Aid group Doctors Without Borders on Friday urged the evacuation of thousands of migrants trapped in detention centers in Libya’s capital Tripoli, which is under a fragile ceasefire after deadly clashes.
The ceasefire brokered by the United Nations was agreed between armed groups Tuesday after at least 63 people were killed in days of fighting around the city.
Doctors Without Borders, also known under its French name Medecins Sans Frontieres (MSF), said migrants in squalid detention centers close to the frontline could yet come under shelling and artillery fire.
Analysts say the ceasefire is doomed without a sustainable political agreement between the myriad armed groups.
Ibrahim Younis, MSF’s mission chief in Libya, said food supplies to the detention centers were sparse as international groups had been forced to suspend their work due to the clashes.
The charity has been completely cut off from one of the most crowded detention centers, depriving some 700 people of aid, and has pulled some staff from the city.
The U.N.’s refugee agency, the UNHCR, last week said it had “evacuated” some 300 migrants from the Ain Zara detention center to another a few kilometers away as they risked getting caught in the crossfire.
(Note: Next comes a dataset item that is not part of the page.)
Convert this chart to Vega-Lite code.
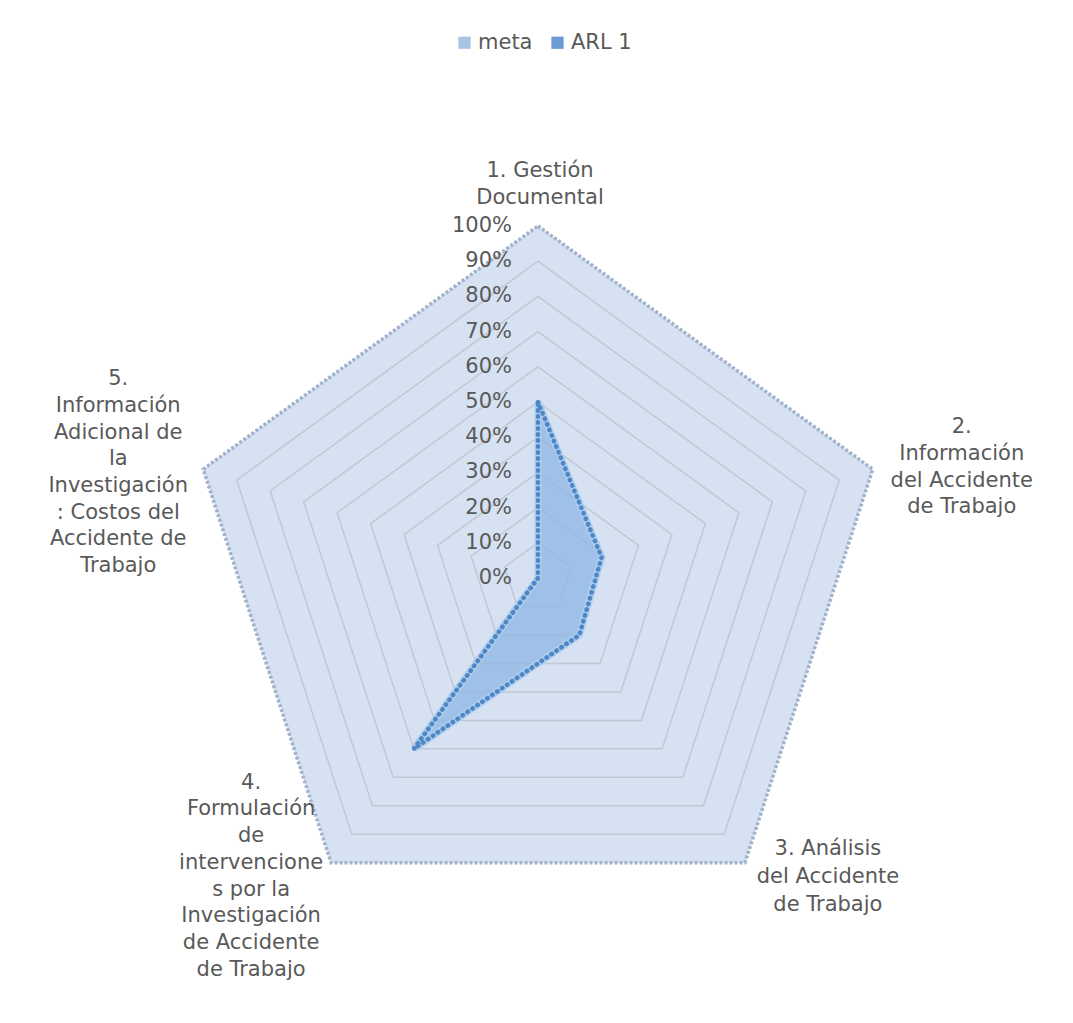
{
  "$schema": "https://vega.github.io/schema/vega-lite/v6.json",
  "width": 1073,
  "height": 1023,
  "autosize": "none",
  "padding": 0,
  "background": "white",
  "config": {"view": {"stroke": null}, "font": "DejaVu Sans"},
  "datasets": {
    "series": [
      {"eje": "1. Gestión Documental", "etiqueta": "1. Gestión|Documental", "k": 0, "serie": "meta", "valor": 1},
      {"eje": "2. Información del Accidente de Trabajo", "etiqueta": "2.|Información|del Accidente|de Trabajo", "k": 1, "serie": "meta", "valor": 1},
      {"eje": "3. Análisis del Accidente de Trabajo", "etiqueta": "3. Análisis|del Accidente|de Trabajo", "k": 2, "serie": "meta", "valor": 1},
      {"eje": "4. Formulación de intervenciones por la Investigación de Accidente de Trabajo", "etiqueta": "4.|Formulación|de|intervencione|s por la|Investigación|de Accidente|de Trabajo", "k": 3, "serie": "meta", "valor": 1},
      {"eje": "5. Información Adicional de la Investigación: Costos del Accidente de Trabajo", "etiqueta": "5.|Información|Adicional de|la|Investigación|: Costos del|Accidente de|Trabajo", "k": 4, "serie": "meta", "valor": 1},
      {"eje": "1. Gestión Documental", "etiqueta": "1. Gestión|Documental", "k": 0, "serie": "ARL 1", "valor": 0.5},
      {"eje": "2. Información del Accidente de Trabajo", "etiqueta": "2.|Información|del Accidente|de Trabajo", "k": 1, "serie": "ARL 1", "valor": 0.19},
      {"eje": "3. Análisis del Accidente de Trabajo", "etiqueta": "3. Análisis|del Accidente|de Trabajo", "k": 2, "serie": "ARL 1", "valor": 0.2},
      {"eje": "4. Formulación de intervenciones por la Investigación de Accidente de Trabajo", "etiqueta": "4.|Formulación|de|intervencione|s por la|Investigación|de Accidente|de Trabajo", "k": 3, "serie": "ARL 1", "valor": 0.6},
      {"eje": "5. Información Adicional de la Investigación: Costos del Accidente de Trabajo", "etiqueta": "5.|Información|Adicional de|la|Investigación|: Costos del|Accidente de|Trabajo", "k": 4, "serie": "ARL 1", "valor": 0}
    ],
    "niveles": [
      {"nivel": 0, "k": [0, 1, 2, 3, 4]},
      {"nivel": 0.1, "k": [0, 1, 2, 3, 4]},
      {"nivel": 0.2, "k": [0, 1, 2, 3, 4]},
      {"nivel": 0.3, "k": [0, 1, 2, 3, 4]},
      {"nivel": 0.4, "k": [0, 1, 2, 3, 4]},
      {"nivel": 0.5, "k": [0, 1, 2, 3, 4]},
      {"nivel": 0.6, "k": [0, 1, 2, 3, 4]},
      {"nivel": 0.7, "k": [0, 1, 2, 3, 4]},
      {"nivel": 0.8, "k": [0, 1, 2, 3, 4]},
      {"nivel": 0.9, "k": [0, 1, 2, 3, 4]},
      {"nivel": 1, "k": [0, 1, 2, 3, 4]}
    ]
  },
  "encoding": {
    "x": {"field": "px", "type": "quantitative", "scale": {"domain": [-1.5284, 1.5199], "nice": false, "zero": false}, "axis": null},
    "y": {"field": "py", "type": "quantitative", "scale": {"domain": [-1.2642, 1.642], "nice": false, "zero": false}, "axis": null}
  },
  "layer": [
    {
      "data": {"name": "series"},
      "transform": [
        {"filter": "datum.serie == 'meta'"},
        {"calculate": "datum.valor * sin(datum.k * 2 * PI / 5)", "as": "px"},
        {"calculate": "datum.valor * cos(datum.k * 2 * PI / 5)", "as": "py"}
      ],
      "mark": {"type": "line", "interpolate": "linear-closed", "fill": "#d6e1f2", "stroke": null},
      "encoding": {"order": {"field": "k"}}
    },
    {
      "data": {"name": "niveles"},
      "transform": [
        {"flatten": ["k"]},
        {"filter": "datum.nivel > 0 && datum.nivel < 1"},
        {"calculate": "datum.nivel * sin(datum.k * 2 * PI / 5)", "as": "px"},
        {"calculate": "datum.nivel * cos(datum.k * 2 * PI / 5)", "as": "py"}
      ],
      "mark": {"type": "line", "interpolate": "linear-closed", "stroke": "#c2c8d2", "strokeWidth": 1.5},
      "encoding": {"order": {"field": "k"}, "detail": {"field": "nivel"}}
    },
    {
      "data": {"name": "series"},
      "transform": [
        {"filter": "datum.serie == 'meta'"},
        {"calculate": "datum.valor * sin(datum.k * 2 * PI / 5)", "as": "px"},
        {"calculate": "datum.valor * cos(datum.k * 2 * PI / 5)", "as": "py"}
      ],
      "mark": {"type": "line", "interpolate": "linear-closed", "stroke": "#a0b2cc", "strokeWidth": 3.5, "strokeDash": [3, 2]},
      "encoding": {"order": {"field": "k"}}
    },
    {
      "data": {"name": "series"},
      "transform": [
        {"filter": "datum.serie == 'ARL 1'"},
        {"calculate": "datum.valor * sin(datum.k * 2 * PI / 5)", "as": "px"},
        {"calculate": "datum.valor * cos(datum.k * 2 * PI / 5)", "as": "py"}
      ],
      "mark": {"type": "line", "interpolate": "linear-closed", "fill": "#8db5e3", "fillOpacity": 0.75, "stroke": "#acccef", "strokeWidth": 7},
      "encoding": {"order": {"field": "k"}}
    },
    {
      "data": {"name": "series"},
      "transform": [
        {"filter": "datum.serie == 'ARL 1'"},
        {"calculate": "datum.valor * sin(datum.k * 2 * PI / 5)", "as": "px"},
        {"calculate": "datum.valor * cos(datum.k * 2 * PI / 5)", "as": "py"}
      ],
      "mark": {"type": "line", "interpolate": "linear-closed", "stroke": "#4f86c4", "strokeWidth": 4.5, "strokeDash": [0.5, 5.5], "strokeCap": "round"},
      "encoding": {"order": {"field": "k"}}
    },
    {
      "data": {"name": "niveles"},
      "transform": [
        {"calculate": "0", "as": "px"},
        {"calculate": "datum.nivel", "as": "py"}
      ],
      "mark": {"type": "text", "align": "right", "baseline": "middle", "dx": -26, "fontSize": 21, "color": "#595959"},
      "encoding": {"text": {"field": "nivel", "type": "quantitative", "format": ".0%"}}
    },
    {
      "data": {"name": "series"},
      "transform": [
        {"filter": "datum.serie == 'meta' && datum.k == 0"},
        {"calculate": "datum.valor * sin(datum.k * 2 * PI / 5)", "as": "px"},
        {"calculate": "datum.valor * cos(datum.k * 2 * PI / 5)", "as": "py"}
      ],
      "mark": {"type": "text", "align": "center", "baseline": "middle", "dx": 2, "dy": -55, "fontSize": 21, "lineHeight": 26.7, "lineBreak": "|", "color": "#595959"},
      "encoding": {"text": {"field": "etiqueta"}}
    },
    {
      "data": {"name": "series"},
      "transform": [
        {"filter": "datum.serie == 'meta' && datum.k == 1"},
        {"calculate": "datum.valor * sin(datum.k * 2 * PI / 5)", "as": "px"},
        {"calculate": "datum.valor * cos(datum.k * 2 * PI / 5)", "as": "py"}
      ],
      "mark": {"type": "text", "align": "center", "baseline": "middle", "dx": 89, "dy": -42, "fontSize": 21, "lineHeight": 26.7, "lineBreak": "|", "color": "#595959"},
      "encoding": {"text": {"field": "etiqueta"}}
    },
    {
      "data": {"name": "series"},
      "transform": [
        {"filter": "datum.serie == 'meta' && datum.k == 2"},
        {"calculate": "datum.valor * sin(datum.k * 2 * PI / 5)", "as": "px"},
        {"calculate": "datum.valor * cos(datum.k * 2 * PI / 5)", "as": "py"}
      ],
      "mark": {"type": "text", "align": "center", "baseline": "middle", "dx": 83, "dy": -14, "fontSize": 21, "lineHeight": 28, "lineBreak": "|", "color": "#595959"},
      "encoding": {"text": {"field": "etiqueta"}}
    },
    {
      "data": {"name": "series"},
      "transform": [
        {"filter": "datum.serie == 'meta' && datum.k == 3"},
        {"calculate": "datum.valor * sin(datum.k * 2 * PI / 5)", "as": "px"},
        {"calculate": "datum.valor * cos(datum.k * 2 * PI / 5)", "as": "py"}
      ],
      "mark": {"type": "text", "align": "center", "baseline": "middle", "dx": -80, "dy": -80, "fontSize": 21, "lineHeight": 26.7, "lineBreak": "|", "color": "#595959"},
      "encoding": {"text": {"field": "etiqueta"}}
    },
    {
      "data": {"name": "series"},
      "transform": [
        {"filter": "datum.serie == 'meta' && datum.k == 4"},
        {"calculate": "datum.valor * sin(datum.k * 2 * PI / 5)", "as": "px"},
        {"calculate": "datum.valor * cos(datum.k * 2 * PI / 5)", "as": "py"}
      ],
      "mark": {"type": "text", "align": "center", "baseline": "middle", "dx": -85, "dy": -90, "fontSize": 21, "lineHeight": 26.7, "lineBreak": "|", "color": "#595959"},
      "encoding": {"text": {"field": "etiqueta"}}
    },
    {
      "data": {"name": "series"},
      "transform": [
        {"filter": "datum.k == 4"},
        {"calculate": "0", "as": "px"},
        {"calculate": "0", "as": "py"}
      ],
      "mark": {"type": "point", "filled": true, "opacity": 0},
      "encoding": {
        "color": {
          "field": "serie",
          "type": "nominal",
          "scale": {"domain": ["meta", "ARL 1"], "range": ["#aac4e6", "#6b9bd5"]},
          "legend": {
            "title": null,
            "orient": "none",
            "legendX": 454,
            "legendY": 32,
            "direction": "horizontal",
            "symbolType": "square",
            "symbolSize": 150,
            "symbolOpacity": 1,
            "symbolStrokeWidth": 0,
            "labelFontSize": 21,
            "labelColor": "#595959",
            "labelFont": "DejaVu Sans",
            "labelOffset": 3,
            "columnPadding": 14
          }
        }
      }
    }
  ]
}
But Younis said this was not good enough.
“Moving endangered refugees and migrants from one detention center to another in the same conflict zone cannot be described as an evacuation and it is certainly not a solution,” he said in a statement.
The aid group called on the UNHCR and the governments of peaceful countries to organize a mass evacuation for the migrants, who could then claim asylum.
The International Organization for Migration could arrange for those seeking to return home to do so, MSF said.
The group also called on the European Union and Libyan authorities to stop blocking boatloads of migrants seeking to flee the conflict-torn country, “with the goal of reducing arrivals to Europe at all costs.”
Sub-Saharan African migrants have suffered appalling abuses since Libya descended into chaos following the death of dictator Moamer Kadhafi in 2011.
A video showing African migrants being sold as slaves sparked global outrage last year.
Some 8,000 people picked up by the Libyan coastguard while trying to cross the Mediterranean to Europe are being indefinitely held in detention centers, according to the UNHCR.
E.U. countries have offered support and training to the Libyan coastguard in a bid to stem the influx of migrants to Europe.